Published on August 10th, 2017 | by Richard Black0
Lies My Parents Told Me
Santa Claus is coming tonight.
You can do anything you set your mind to.
My old man was particularly fond of the last one. I’d been trying to figure out what eight minus five was for two or three days when I heard him say the phrase for the first time. Addition was a subject I could understand. If I had three apples and Sally gave me five I knew that I’d end up with eight apples. I was a great guy after all and, even though I didn’t really like apples, I was just happy to be on the receiving end of a nice gesture.
Subtraction was a different animal entirely and my grades in mathematics took their first of many, many dives. The concept boggled my mind. If I had eight apples and Sally took five then I was left with a bunch of hurt feelings. Why was Sally being such a bitch all of the sudden? Even more importantly what in the hell was she going to do with them? Probably ferment them and make hard cider. I’d always heard her old man had a drinking problem.

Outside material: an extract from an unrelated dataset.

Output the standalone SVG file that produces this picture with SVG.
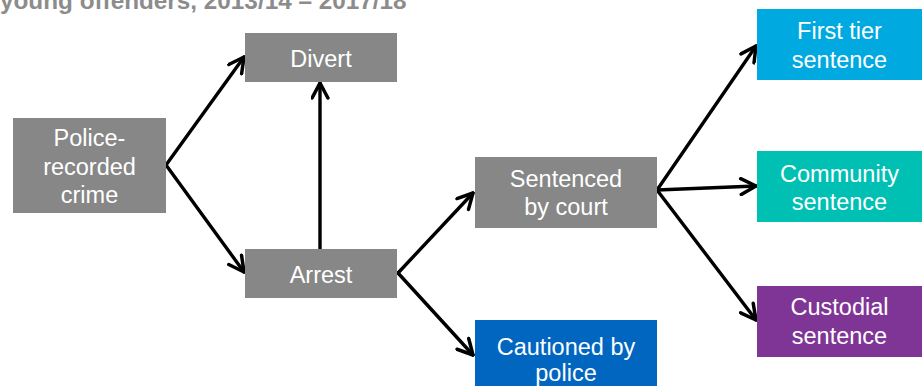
<svg xmlns="http://www.w3.org/2000/svg" width="922" height="386" viewBox="0 0 922 386">
<defs>
<style>
.box{stroke:none}
.grey{fill:#878787}
.t{font-family:"Liberation Sans",Arial,sans-serif;font-size:23.5px;fill:#ffffff;text-anchor:middle}
.c{fill:none;stroke:#000;stroke-width:3.4;stroke-linecap:round}
.title{font-family:"Liberation Sans",Arial,sans-serif;font-size:24.3px;font-weight:bold;fill:#8c8c8c}
</style>
<marker id="ah" viewBox="0 0 12 12" refX="11" refY="6" markerWidth="19" markerHeight="19" markerUnits="userSpaceOnUse" orient="auto">
<path d="M1.5,1 L11,6 L1.5,11" fill="none" stroke="#000" stroke-width="2.2" stroke-linecap="round" stroke-linejoin="round"/>
</marker>
</defs>
<rect width="922" height="386" fill="#fff"/>
<text class="title" x="0" y="9">young offenders, 2013/14 – 2017/18</text>
<g id="connectors">
<line class="c" x1="166" y1="165" x2="244" y2="57" marker-end="url(#ah)"/>
<line class="c" x1="166" y1="165" x2="244" y2="272" marker-end="url(#ah)"/>
<line class="c" x1="320" y1="249" x2="320" y2="83" marker-end="url(#ah)"/>
<line class="c" x1="398" y1="273" x2="473" y2="193" marker-end="url(#ah)"/>
<line class="c" x1="398" y1="273" x2="473" y2="355" marker-end="url(#ah)"/>
<line class="c" x1="657" y1="190" x2="756" y2="46" marker-end="url(#ah)"/>
<line class="c" x1="657" y1="190" x2="756" y2="186" marker-end="url(#ah)"/>
<line class="c" x1="657" y1="190" x2="756" y2="320" marker-end="url(#ah)"/>
</g>
<g id="police">
<rect class="box grey" x="13" y="118" width="153" height="95"/>
<text class="t" x="89.5" y="146">Police-</text>
<text class="t" x="89.5" y="175">recorded</text>
<text class="t" x="89.5" y="203">crime</text>
</g>
<g id="divert">
<rect class="box grey" x="245" y="33" width="152" height="49"/>
<text class="t" x="321" y="67">Divert</text>
</g>
<g id="arrest">
<rect class="box grey" x="245" y="249" width="152" height="49"/>
<text class="t" x="321" y="283">Arrest</text>
</g>
<g id="sentenced">
<rect class="box grey" x="475" y="157" width="182" height="71"/>
<text class="t" x="566" y="187">Sentenced</text>
<text class="t" x="566" y="215">by court</text>
</g>
<g id="cautioned">
<rect class="box" fill="#0066bf" x="475" y="320" width="182" height="70"/>
<text class="t" x="566" y="355">Cautioned by</text>
<text class="t" x="566" y="381">police</text>
</g>
<g id="firsttier">
<rect class="box" fill="#00a9e0" x="757" y="9" width="165" height="71"/>
<text class="t" x="839.5" y="39">First tier</text>
<text class="t" x="839.5" y="68">sentence</text>
</g>
<g id="community">
<rect class="box" fill="#00bfb3" x="757" y="151" width="165" height="71"/>
<text class="t" x="839.5" y="182">Community</text>
<text class="t" x="839.5" y="210">sentence</text>
</g>
<g id="custodial">
<rect class="box" fill="#7f3596" x="757" y="286" width="165" height="71"/>
<text class="t" x="839.5" y="315">Custodial</text>
<text class="t" x="839.5" y="344">sentence</text>
</g>
</svg>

And so my old man, sensing my frustration or perhaps just hearing my muffled curses, gave me a pat on the head and told me that if I set my mind to it I could accomplish anything. My mother, being the more pragmatic of the two, sighed and then quizzed me with math fact cards for an hour or two every day until I learned how to subtract by rote memory. I still had no idea how to subtract or where those damn apples really went but newer and more frightening truths were about to make themselves known.
Despite my father’s confidence I was pretty sure that I couldn’t accomplish “anything” I set my mind to. A few months earlier I spent a good two hours jumping off the bed in Superman Underoos hoping to take flight and that clearly didn’t happen. What did happen resulted in a mild concussion and the inkling that there were certain limits to my mental capabilities.
It was the beginning of the end. Instead of the result of one particular incident my loss of innocence took place over a longer and more agonizing period of time.
I had a buddy who wanted to be a cheetah and, while I was only eight or nine and pretty unfamiliar with medical progress at the time, I was pretty certain that Tommy wasn’t, in fact, going to ever be a cheetah. The portly dude who was filling up the stockings on Christmas was not Santa Claus. A magical fairy didn’t visit me at night, whisk away my tooth and leave a few quarters in its place and no matter how hard I tried I’d never, ever, rally figure out how to divide decimals.
Later on in high school I came to understand that I’d never be a neurologist or probably any kind of “gist” despite my halfhearted efforts in science and mathematics. Even worse it dawned on me that Sarah McCullough was probably never going to rip off my clothes in the art closet and hump me until I was purple no matter how hard I stared at her in study hall. It was a disappointing time for me all around.
The loss of innocence is really a sad and necessary sort of thing but I’m not sure why. I like to think that we live in a society that values hard truths but in many ways we don’t. If I were a deeper thinker I’d note that the only thing more painful than the loss of one’s innocence is witnessing the same loss in one’s child. Fortunately I’m not and, as a parent, I’m happy to be part of the problem and ply my daughter with easy lies.
Santa Claus is coming on Christmas Eve. The fairy behind the door is real and writes you notes every week. Adolescence is the hardest part of your life but it only gets easier from here. You can accomplish anything you put your mind to.
That last one though isn’t really a lie. Not exactly. From a parent’s standpoint it’s more of a hope and one I wished I’d understood more thoroughly when I was younger. With the proper will I’m certain that Darcy can accomplish anything she sets her mind to. She is still young and bright and while the odds of her becoming a cheetah, or a mermaid are even with those of me becoming a neurologist or even a proctologist the life she has before her is one of massive potential.